We found it quite paradoxical, hiking in the desert this trip. When we stayed in Nevada in the earlier part of
Hike-about 20, we hiked in Death Valley, California. When we slept in Arizona, we hiked in the Mojave Desert,
Nevada. It was quite amusing that not only were we staying on the border of the states but the times were
different, too. As we crossed the state lines, a couple of hundred feet away, the clock moved back or forward an hour
each time. The first time it happened, we had a minor disagreement as the telephone gave a different hour from
Jenni's watch—quite amusing.

Nevertheless, some of the most interesting times or to put it bluntly, the most fun that was had, took
place in the deserts. We are not agitating to live in one or visit during summer but we sure got a kick out
of being in the environment. The various experiences we are enjoying are proving to be exciting and enriching.
At last, we are getting a taste, just a taste mind you, of the vast world we inhabit.

Early morning rain made the granite slippery, changed the nature of scrambling.

A burning and prickly bush. Never thought we'd love the desert.

Leaving the slot canyon with a little help from a friend.

We had no idea what to expect when we entered Grapevine Canyon. What we did experience was cool weather,
clouds and partial sun, slick and wet boulders, sufficient granite to build enough kitchen slabs for all of America,
scrambling on scree, climbing over boulders, through bushes, ascending mountains without trails, path searching
and a final steep climb. There is no trail for the hike; it is more instinctive than planned. We smiled when
the editor grabbed a stick and used it to draw a line in the sandy parts while placing stones on the rocky areas.
We know when she does that it's a show of no confidence in our superior directional skills. We’re a big boy now so
we can nearly live with that attitude. In fact, based on our recent record, it’s surprising that she gets out
the car to hike with her man. We are most fortunate.

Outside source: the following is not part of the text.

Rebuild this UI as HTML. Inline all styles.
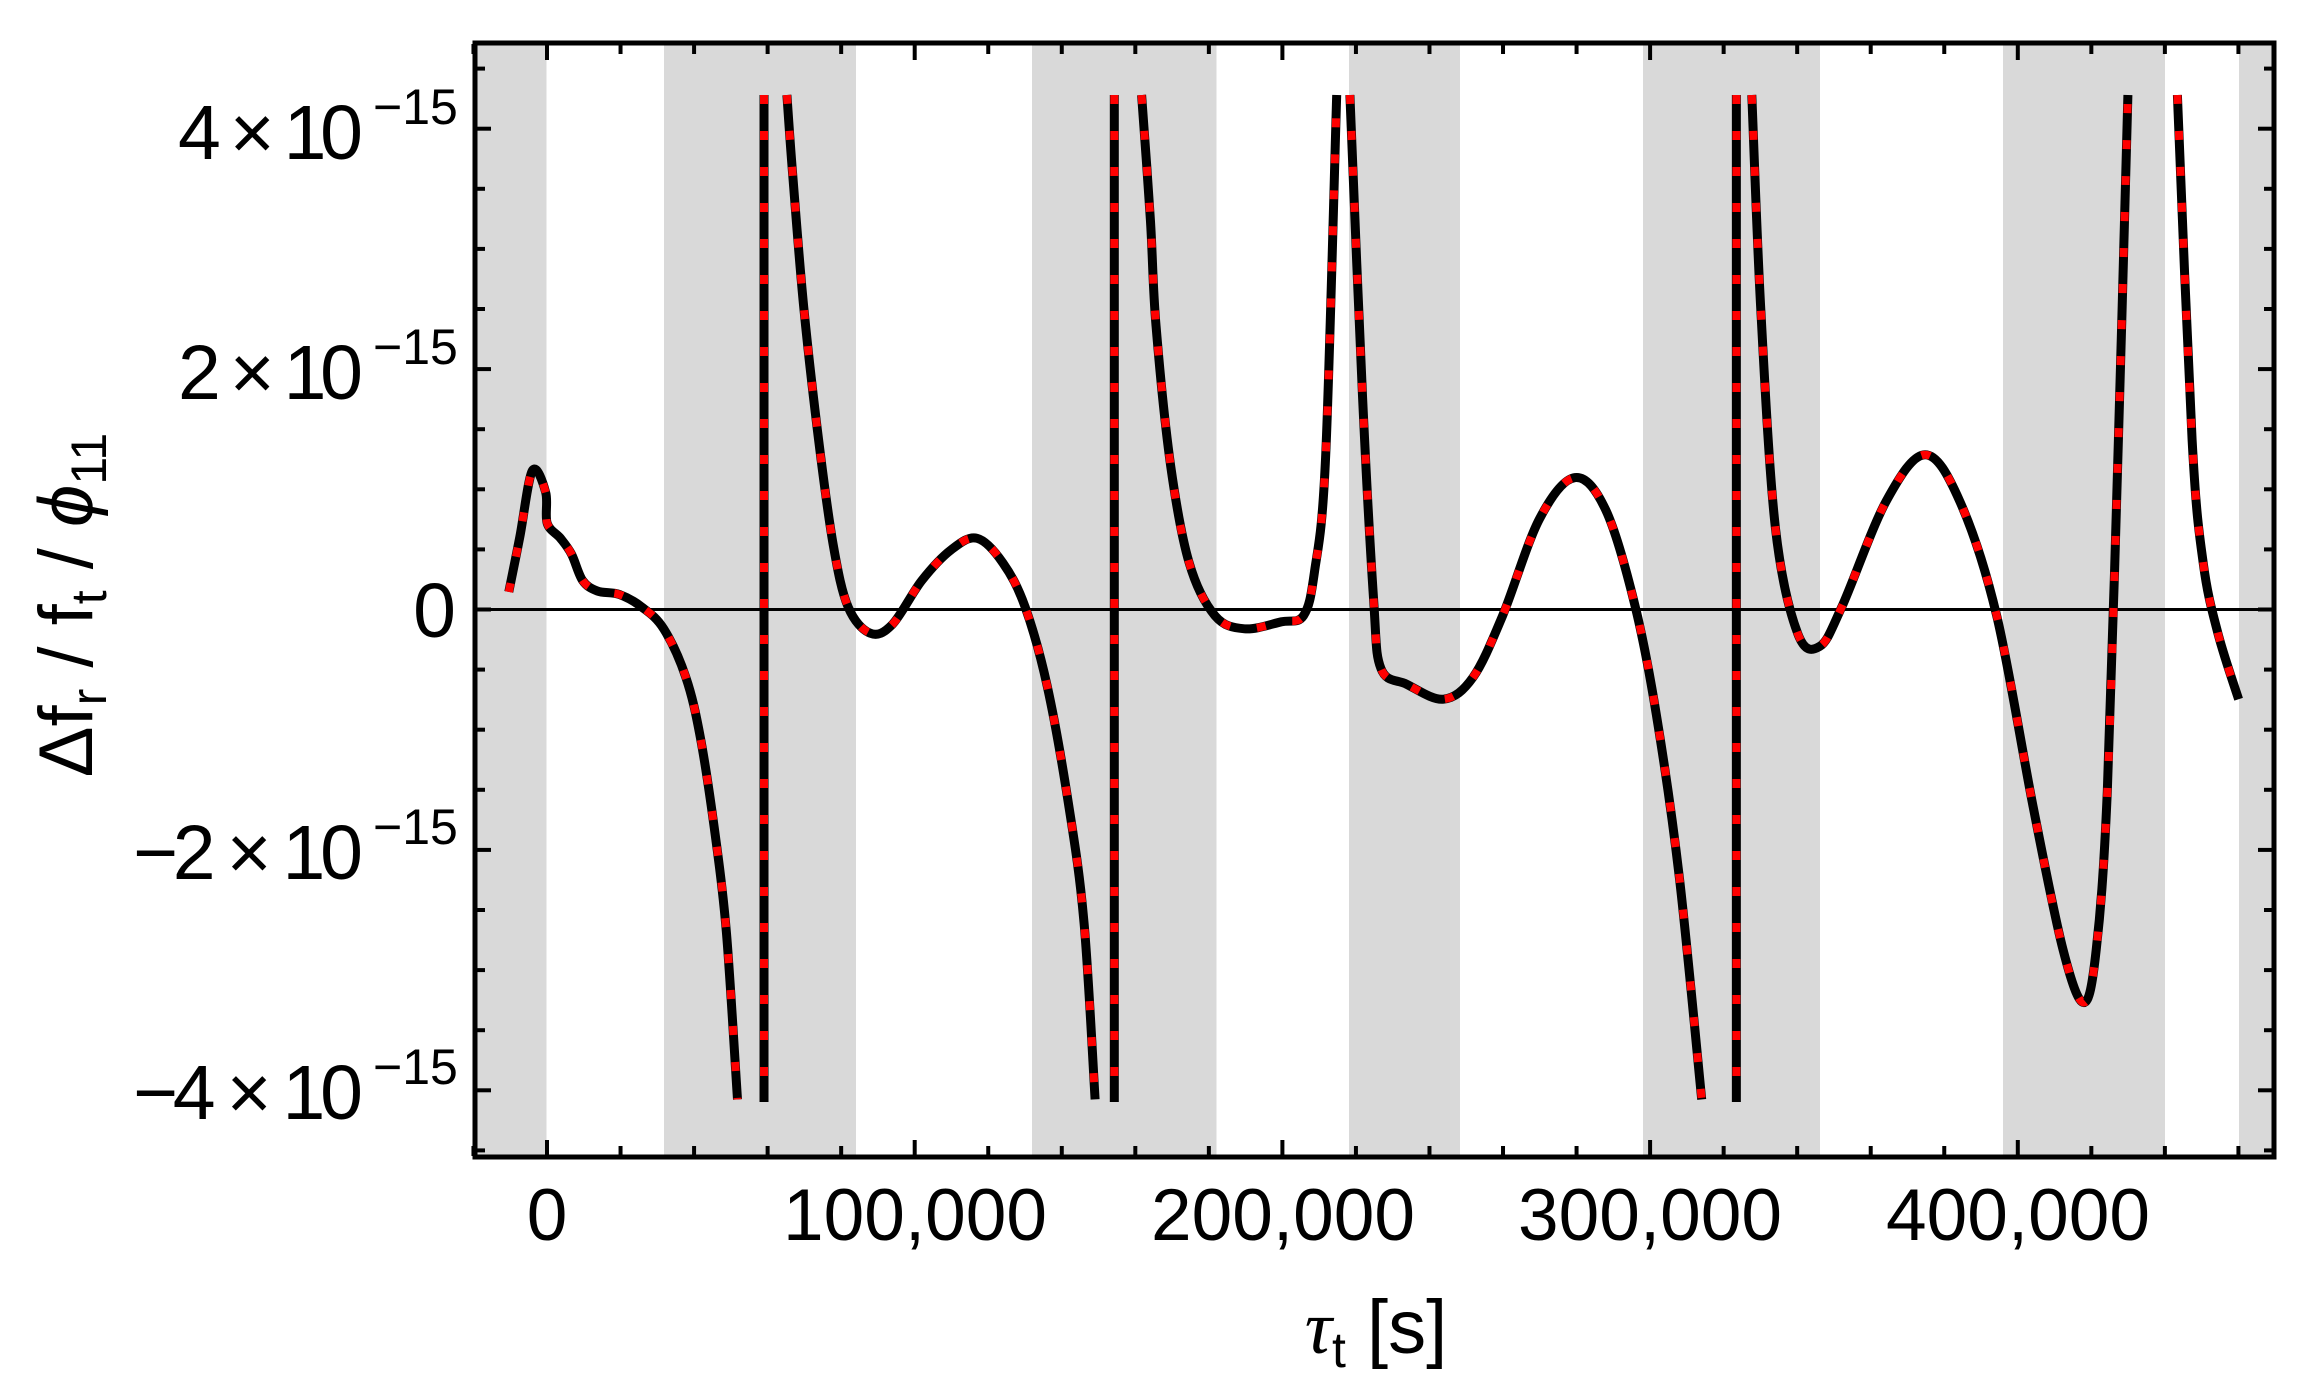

Petroglyphs or old world graffiti, from 1,000 years ago.

Entering the slot canyon with legs wide apart to use walls; a little tight, a little tricky,
a lot of fun.

Everyday wonders occurring whether we observe or sleep.

We arrived in Bullhead City after spending three days in Williams, the gateway to The Grand Canyon.
While there, we rested a day after our wonderful hike on Bright Angel Trail—still deriving a glowing feeling
from it. We hiked the Bill Williams Mountain and enjoyed it, too. We had views of much of the surrounding region
including the amazing San Francisco Mountains, a hike from the previous week. We even climbed the lookout tower
at the peak to search for wildfires. However, we are inexperienced in this field so instead, spent the time
taking photographs and admiring the city from 2,500 feet above. Back to the bull…city. It sits on the east bank
of the Colorado River opposite Laughlin, a gambling city on the western side. The river separates the two cities
and the great State of Arizona from the…State of Nevada.

Found this to be a very powerful scene.

Towards the destination, through canyon up to the mountains in rear. We were in a wash, perhaps
why the vegetation so lush. (Notice stick in Jen's hand—see comment in second paragraph.)

On our second night, we decided, following a hike and bath that we should return to Nevada (across the
Colorado) to earn money. In business these days, our record is nothing to admit in public. Fortunately, we do
not have the instinct, desire or interest in gambling. Nevertheless, we have a deficit to make good. We arrived
and checked out the casino floor. The first thing we discovered was a Coke machine from which heavy gamblers
could help themselves. We were off to a great start. Our editor, who is the gambler of the twosome, reached into
the wallet—guess whose back pocket?—withdrawing a twenty. We’d like to say twenty-thousand but that would be untrue.

Overhead transmission lines wherever we went on this trip. Now which way, left or right?

The contrast of desert and abundance of water was paradoxical.

There we stood searching for the blackjack machine. Being highly educated, we have the number system
between one and twenty-one taped; thus we have a great advantage over most. The last time we were in a casino,
perhaps in the last century, there were live croupiers. When we began to sing, “Where have all the croupiers
gone,” our editor kicked us, always gently. We found a table with the image of a beautiful woman acting in
the role of croupier, in video form. She almost looked real, even her chest seemed to hang over us. For ten
minutes, we sat and tried to play but alas, we were stumped. A fellow player came across and showed us which
button we were failing to push. At that stage, we must have looked very impressive—of course, it was our
strategy to look stupid but cleverly beat the system—a low key approach.

Jenni shows a lot of 'guts' but nothing a good diet and exercise can't fix. Oops!

Early morning along the Colorado River, from Bullhead City, Arizona, a golden moment.

In the end, there was only one loser. Jenni won back her stake plus some coins for the laundry.
It amounted to a win because the $20 was written off initially. After she placed the money in her wallet,
it dawned on the ’boy hero’ that Jenni had come out a few cents up but she also had an extra $ 20 in
her wallet; we appeared to be short $ 20. That’s what she termed a ‘good win’. They say if you can’t spot
the joker than you’re it.

Back to the slopes, at least one does not have to be too bright, only careful.